Читаем Blowback, Second Edition: The Costs and Consequences of American Empire полностью

Five months later, the remaining Kinjo family sued Padilla and the two marine co-owners of the car in the Naha District Court for sixty-two million yen (about $580,000) as a solatium to compensate them for the emotional losses due to the deaths of their relatives. The payment of a solatium in the case of accidents of all kinds is an essential and longaccepted part of Japanese culture. None of the defendants appeared at the trial, one having already left for the United States (the average tour of duty for American service personnel in Okinawa is only six months). In December, the court ordered Padilla and her two codefendants to pay the sum requested, but the second codefendant had by then also left Japan and was untraceable. Padilla had neither savings nor insurance. Ultimately the U.S. military paid the family twenty-five million yen (40 percent of the total) but extracted from them, in return, a statement that this was a gift from the U.S. government and that the family in accepting it gave up any further claims against the United States. At this point, the Japanese government paid the remaining thirty-seven million yen to the victims’ family.

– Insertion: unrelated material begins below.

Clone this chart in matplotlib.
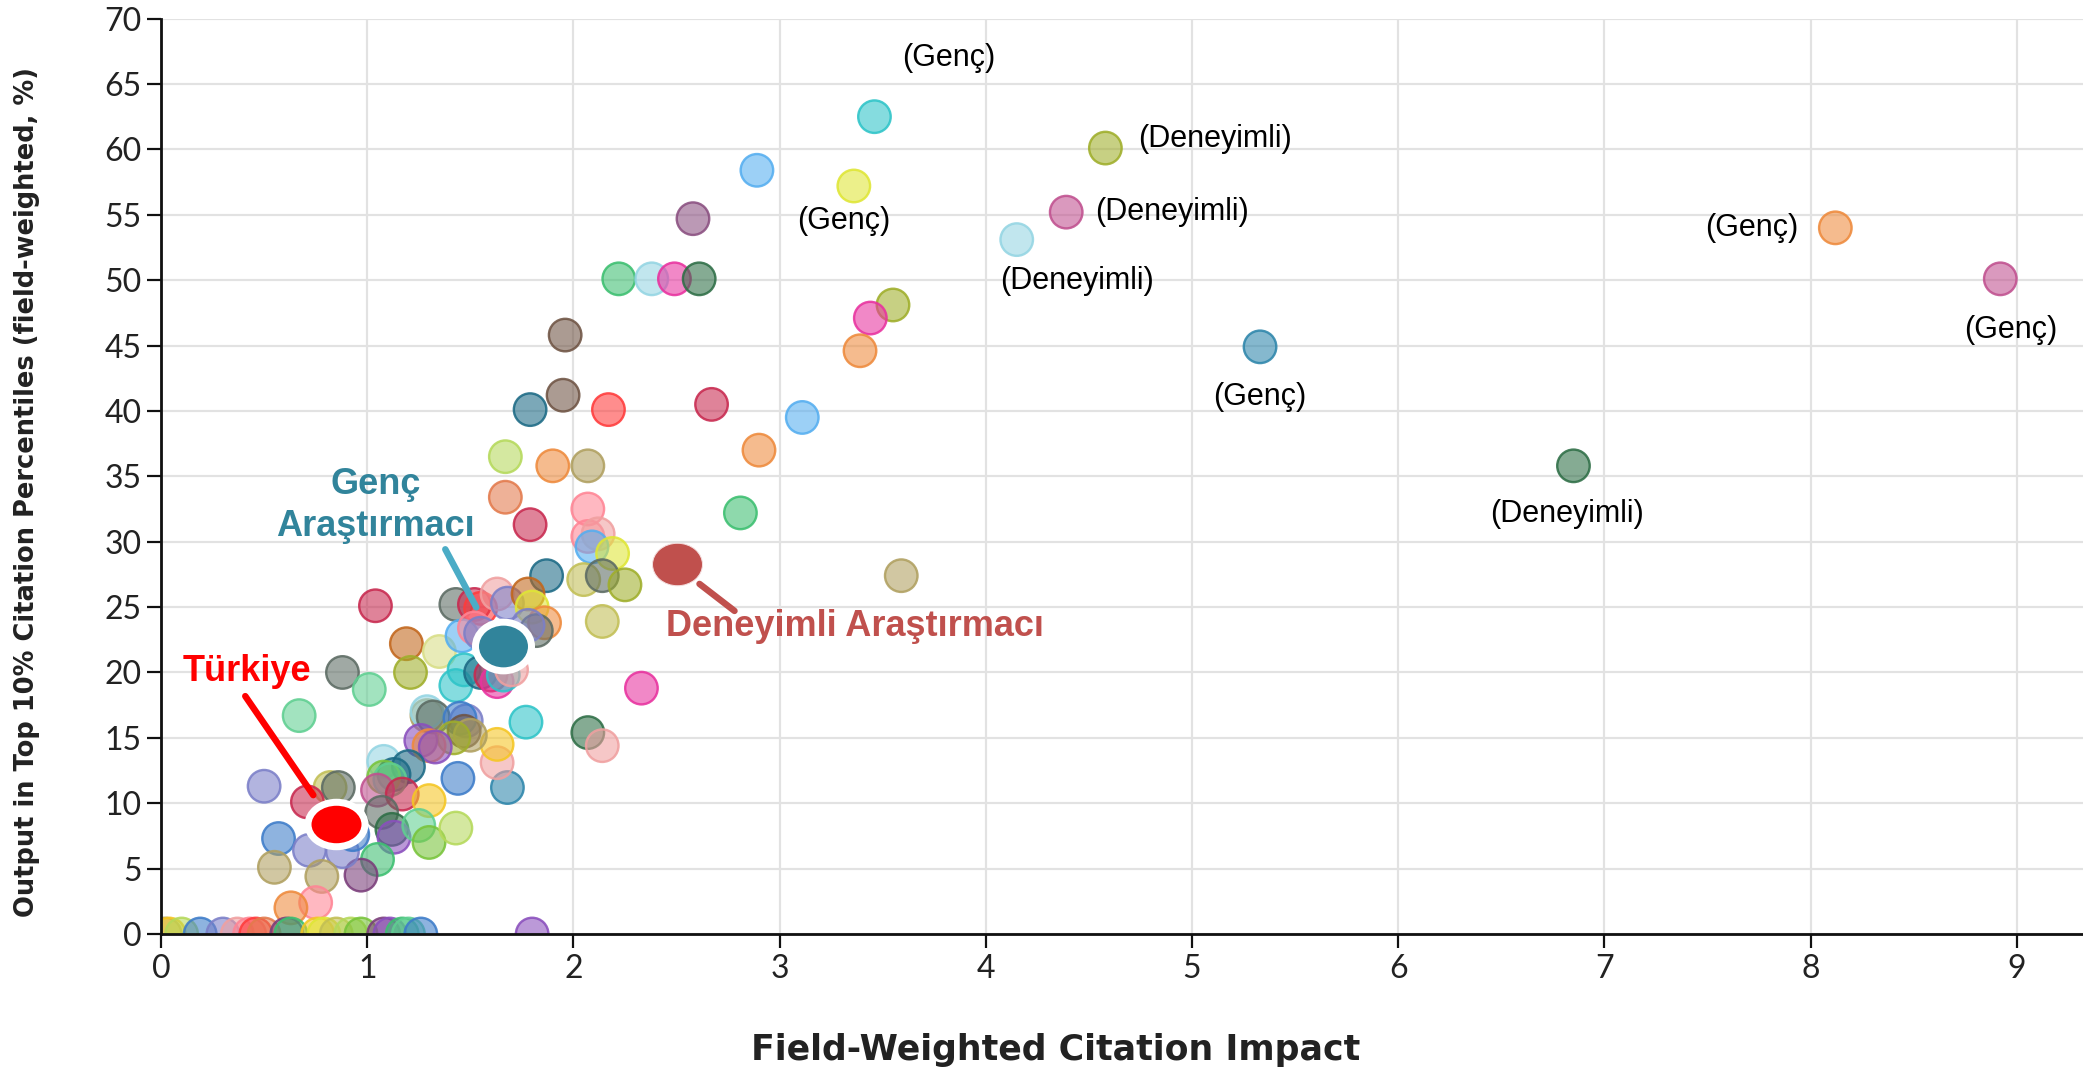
import matplotlib
matplotlib.use("Agg")
import matplotlib.pyplot as plt
from matplotlib.path import Path
from matplotlib.colors import to_rgba
from matplotlib.transforms import offset_copy

# ---------------- data ----------------
palette = {
    "cyan": "#2ec4c8", "ltblue": "#55aef0", "yellow": "#dfe635", "olive": "#9fae2a",
    "mauve": "#c0508f", "ltcyan": "#94d5e3", "plum": "#8a4f80", "orange": "#ee8a3c",
    "steel": "#2e86ab", "dkgreen": "#2e6e46", "green": "#3cbf70", "magenta": "#e8329f",
    "brown": "#6f5444", "teal": "#1c6a85", "red": "#ff3b3b", "crimson": "#c8294f",
    "ltygreen": "#b5d95b", "tan": "#b0a060", "salmon": "#e37a4c", "pink": "#ff8595",
    "ltpink": "#f0a0a0", "khaki": "#c2bf55", "gray": "#5c6b63", "gold": "#f5c623",
    "orbrown": "#c2661b", "paleyellow": "#d8de86", "ltgreen": "#5fcf91",
    "lavender": "#7b7fc8", "purple": "#8a4fbd", "blue": "#3d7cc9", "ygreen": "#78c43a",
    "dkpurple": "#7a3d7a",
}

# upper / outlying institutions
fwci_a = [3.46, 2.89, 3.36, 4.58, 4.39, 4.15, 2.58, 8.12, 8.92, 5.33, 6.85,
          2.22, 2.38, 2.49, 2.61, 3.55, 3.44, 3.39, 1.96, 1.95, 1.79, 2.17,
          2.67, 3.11, 2.90, 1.67, 1.90, 2.07, 1.67, 1.79, 2.07, 2.81, 2.07,
          2.12, 2.09, 2.19, 1.87, 2.05, 2.14, 2.25, 2.14, 3.59, 2.33, 2.07,
          2.14, 1.77, 1.68, 1.63, 1.63, 1.04, 1.19, 1.35, 1.21, 0.88, 1.01, 0.67]
top10_a = [62.5, 58.4, 57.2, 60.1, 55.2, 53.1, 54.7, 54.0, 50.1, 44.9, 35.8,
           50.1, 50.1, 50.1, 50.1, 48.1, 47.1, 44.6, 45.8, 41.2, 40.1, 40.1,
           40.5, 39.5, 37.0, 36.5, 35.8, 35.8, 33.4, 31.3, 32.5, 32.2, 30.4,
           30.6, 29.6, 29.1, 27.4, 27.1, 27.4, 26.7, 23.9, 27.4, 18.8, 15.4,
           14.4, 16.2, 11.2, 13.1, 14.5, 25.1, 22.2, 21.6, 20.0, 20.0, 18.7, 16.7]
colour_a = ["cyan", "ltblue", "yellow", "olive", "mauve", "ltcyan", "plum", "orange",
            "mauve", "steel", "dkgreen", "green", "ltcyan", "magenta", "dkgreen", "olive",
            "magenta", "orange", "brown", "brown", "teal", "red", "crimson", "ltblue",
            "orange", "ltygreen", "orange", "tan", "salmon", "crimson", "pink", "green",
            "pink", "ltpink", "ltblue", "yellow", "teal", "khaki", "gray", "olive",
            "khaki", "tan", "magenta", "dkgreen", "ltpink", "cyan", "steel", "ltpink",
            "gold", "crimson", "orbrown", "paleyellow", "olive", "gray", "ltgreen", "ltgreen"]

# cluster around the young-researcher average
fwci_b = [1.43, 1.52, 1.55, 1.63, 1.68, 1.78, 1.80, 1.86, 1.82, 1.78, 1.46, 1.52,
          1.55, 1.47, 1.43, 1.55, 1.60, 1.63, 1.66, 1.70]
top10_b = [25.2, 25.2, 24.9, 26.0, 25.3, 26.0, 25.0, 23.8, 23.2, 23.6, 22.8, 23.4,
           23.0, 20.2, 19.0, 20.0, 19.8, 19.3, 19.8, 20.2]
colour_b = ["gray", "crimson", "red", "ltpink", "lavender", "orbrown", "yellow", "orange",
            "gray", "lavender", "ltblue", "pink", "lavender", "cyan", "cyan", "teal",
            "crimson", "magenta", "cyan", "ltpink"]

# middle cluster
fwci_c = [1.29, 1.29, 1.32, 1.48, 1.45, 1.47, 1.50, 1.42, 1.26, 1.30, 1.33, 1.08,
          1.20, 1.13, 1.08, 1.11, 1.44, 1.05, 1.17, 1.30, 1.07, 1.12, 1.13, 1.25,
          1.30, 1.43, 1.05, 0.97]
top10_c = [16.7, 17.0, 16.6, 16.3, 16.5, 15.5, 15.2, 15.0, 14.8, 14.4, 14.3, 13.2,
           12.8, 12.2, 12.0, 11.8, 11.9, 11.0, 10.7, 10.2, 9.3, 8.0, 7.4, 8.3,
           7.0, 8.1, 5.7, 4.5]
colour_c = ["tan", "ltcyan", "gray", "lavender", "blue", "brown", "tan", "olive",
            "purple", "orange", "purple", "ltcyan", "teal", "teal", "ygreen", "ltgreen",
            "blue", "mauve", "crimson", "gold", "gray", "dkgreen", "purple", "ltgreen",
            "ygreen", "ltygreen", "green", "dkpurple"]

# lower-left cluster
fwci_d = [0.50, 0.82, 0.86, 0.71, 0.57, 0.72, 0.88, 0.93, 0.55, 0.78, 0.75, 0.63]
top10_d = [11.3, 11.2, 11.2, 10.1, 7.3, 6.4, 6.3, 7.6, 5.1, 4.4, 2.4, 2.0]
colour_d = ["lavender", "khaki", "gray", "crimson", "blue", "lavender", "lavender",
            "blue", "tan", "tan", "pink", "orange"]

# institutions with zero output in the top 10 %
fwci_e = [0.02, 0.04, 0.10, 0.19, 0.30, 0.37, 0.43, 0.46, 0.50, 0.61, 0.63, 0.76,
          0.79, 0.85, 0.92, 0.97, 1.08, 1.11, 1.17, 1.20, 1.26, 1.80]
top10_e = [0.0] * len(fwci_e)
colour_e = ["tan", "gold", "ltygreen", "blue", "lavender", "ltpink", "pink", "red",
            "salmon", "dkpurple", "green", "gold", "yellow", "khaki", "ltygreen",
            "ygreen", "dkpurple", "purple", "green", "ltgreen", "blue", "purple"]

# highlighted averages
highlight_names = ["Türkiye", "Genç\nAraştırmacı", "Deneyimli Araştırmacı"]
highlight_fwci = [0.85, 1.66, 2.50]
highlight_top10 = [8.4, 22.0, 28.3]

# group labels attached to single institutions (index into the "a" arrays)
group_label = ["(Genç)", "(Genç)", "(Deneyimli)", "(Deneyimli)", "(Deneyimli)",
               "(Genç)", "(Genç)", "(Genç)", "(Deneyimli)"]
group_label_point = [0, 2, 3, 4, 5, 9, 7, 8, 10]

x_ticks = list(range(0, 10))
y_ticks = list(range(0, 75, 5))

# ---------------- figure ----------------
W, H = 2083, 1070
fig = plt.figure(figsize=(W / 100, H / 100), dpi=100)
ax = fig.add_axes([161 / W, (H - 934) / H, (W - 161) / W, (934 - 18.6) / H])
px = 0.72  # points per pixel

x_all = fwci_a + fwci_b + fwci_c + fwci_d + fwci_e
y_all = top10_a + top10_b + top10_c + top10_d + top10_e
c_all = colour_a + colour_b + colour_c + colour_d + colour_e
faces = [to_rgba(palette[c], 0.58) for c in c_all]
edges = [to_rgba(palette[c], 0.88) for c in c_all]
ax.scatter(x_all, y_all, s=(32.5 * px) ** 2, facecolors=faces, edgecolors=edges,
           linewidths=2.4 * px, zorder=3)

# elliptic highlight markers
circ = Path.unit_circle()
def ell(r):
    return Path(circ.vertices * [1.0, r], circ.codes)

hl_style = [
    dict(color="#ff0000", mec="white", mew=7 * px, ms=57 * px, shape=0.78),
    dict(color="#31849b", mec="white", mew=7 * px, ms=56 * px, shape=0.87),
    dict(color="#c0504d", mec="#f4dede", mew=1.0 * px, ms=50 * px, shape=0.85),
]
for xv, yv, st in zip(highlight_fwci, highlight_top10, hl_style):
    ax.plot([xv], [yv], marker=ell(st["shape"]), ms=st["ms"], mfc=st["color"],
            mec=st["mec"], mew=st["mew"], ls="none", zorder=6, clip_on=False)

# highlight labels and leader lines (offsets in px from the point)
hl_text_col = ["#ff0000", "#31849b", "#c0504d"]
hl_line_col = ["#ff0000", "#4bacc6", "#c0504d"]
hl_text_off = [(-89, 153), (-128, 141), (-10, -63)]
hl_text_ha = ["center", "center", "left"]
hl_line = [((-91, 128), (-23, 29)), ((-58, 97), (-27, 39)), ((23, -20), (58, -47))]
for i in range(3):
    xv, yv = highlight_fwci[i], highlight_top10[i]
    ax.annotate(highlight_names[i], xy=(xv, yv), xytext=(hl_text_off[i][0] * px, hl_text_off[i][1] * px),
                textcoords="offset points", ha=hl_text_ha[i], va="center",
                fontsize=26, fontweight="bold", color=hl_text_col[i],
                family="Liberation Sans", linespacing=1.25, zorder=7)
    (sx, sy), (ex, ey) = hl_line[i]
    tr = offset_copy(ax.transData, fig=fig, x=ex * px, y=ey * px, units="points")
    ax.annotate("", xy=(xv, yv), xycoords=tr,
                xytext=((sx - ex) * px, (sy - ey) * px), textcoords="offset points",
                arrowprops=dict(arrowstyle="-", lw=6.5 * px, color=hl_line_col[i],
                                shrinkA=0, shrinkB=0), zorder=7)

# group labels
gl_off = [(74, 59), (-10, -35), (33, 9), (29, 0), (60, -41), (0, -50), (-37, 0), (10, -51), (-6, -48)]
gl_ha = ["center", "center", "left", "left", "center", "center", "right", "center", "center"]
for txt, idx, off, ha in zip(group_label, group_label_point, gl_off, gl_ha):
    ax.annotate(txt, xy=(fwci_a[idx], top10_a[idx]), xytext=(off[0] * px, off[1] * px),
                textcoords="offset points", ha=ha, va="center", fontsize=22,
                family="Liberation Sans", color="black", zorder=7)

# axes styling
ax.set_xlim(0, (W - 161) / 206.2)
ax.set_ylim(0, 70)
ax.set_xticks(x_ticks)
ax.set_yticks(y_ticks)
ax.grid(True, color="#e2e2e2", lw=2.2 * px)
ax.set_axisbelow(True)
for s in ["top", "right"]:
    ax.spines[s].set_visible(False)
for s in ["left", "bottom"]:
    ax.spines[s].set_linewidth(2.8 * px)
    ax.spines[s].set_color("#111111")
    ax.spines[s].set_zorder(4)
ax.tick_params(direction="out", length=14 * px, width=2.2 * px, color="#111111",
               labelsize=23, pad=4)
for lab in ax.get_xticklabels() + ax.get_yticklabels():
    lab.set_family("Lato")
    lab.set_color("#222222")

fig.text(27 / W, 1 - 491.5 / H, "Output in Top 10% Citation Percentiles (field-weighted, %)",
         rotation=90, ha="center", va="center", fontsize=18.5, fontweight="bold",
         family="DejaVu Sans", color="#222222")
fig.text(1056 / W, 1 - 1050 / H, "Field-Weighted Citation Impact", ha="center", va="center",
         fontsize=25, fontweight="bold", family="DejaVu Sans", color="#222222")

fig.savefig("out.png", dpi=100)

It was noted that at the time of the accident the driver was neither arrested nor checked to see if she was drunk but was instead transported to a military hospital. This was, of course, only one of just over a thousand auto accidents each year in Okinawa involving U.S. service personnel (slightly under two thousand for Japan as a whole), and it was quite typical in that American drivers normally do not have insurance (or at least not enough) and have often left Japan by the time Okinawan victims catch up to them in court.

Not until after the rape incident of September 1995, as part of an effort to reduce the American “footprint” in Okinawa (as Secretary of Defense Perry called it) and fifty-one years after their arrival in Okinawa, did American military cars and trucks begin to carry license plates. Prior to that Okinawans usually had no way of identifying a vehicle that collided with theirs or injured them. It took the “sacrifice of a schoolgirl,” noted the Okinawa Times, to achieve any progress at all in making “good neighbors” out of the Americans.16 There are still about fifteen thousand licensed drivers at Kadena Air Force Base and another twenty-five thousand affiliated with the marines on Okinawa, including service personnel and Department of Defense civilians, teachers, and dependents, who also pay specially reduced automobile taxes. By one estimate, were they to pay at Japanese rates, the incomes of the Okinawan prefectural government and the Tokyo municipal government would increase by ¥250 million and ¥200 million respectively.

In February 1996, a month after the Padilla case, a nineteen-year-old on a motor scooter was struck and killed by a car driven by a U.S. Navy chief petty officer. The young man’s father, Daisuke Ebihara, a mainland schoolteacher, described the callous attitudes of U.S. military representatives to a reporter for the Japan Times. “Nobody . . . attended the funeral or sent a telegram or wreath of condolence. And a Japanese working for the U.S. military phoned my wife and urged us not to engage a lawyer, saying it would be cheaper. Even before I got to the hospital, they were telling me ‘we will decide how much compensation you get.’ ”17 An American spokesman, Major Kevin Krejcarek, admitted that the U.S. forces had not properly understood how to handle the custom of a solatium in Japanese culture. This prompted Dr. Robert Orr of Nippon Motorola and the American Chamber of Commerce in Japan to comment that there is something wrong when a military that has occupied Okinawa for half a century has never heard of such a basic aspect of local judicial custom.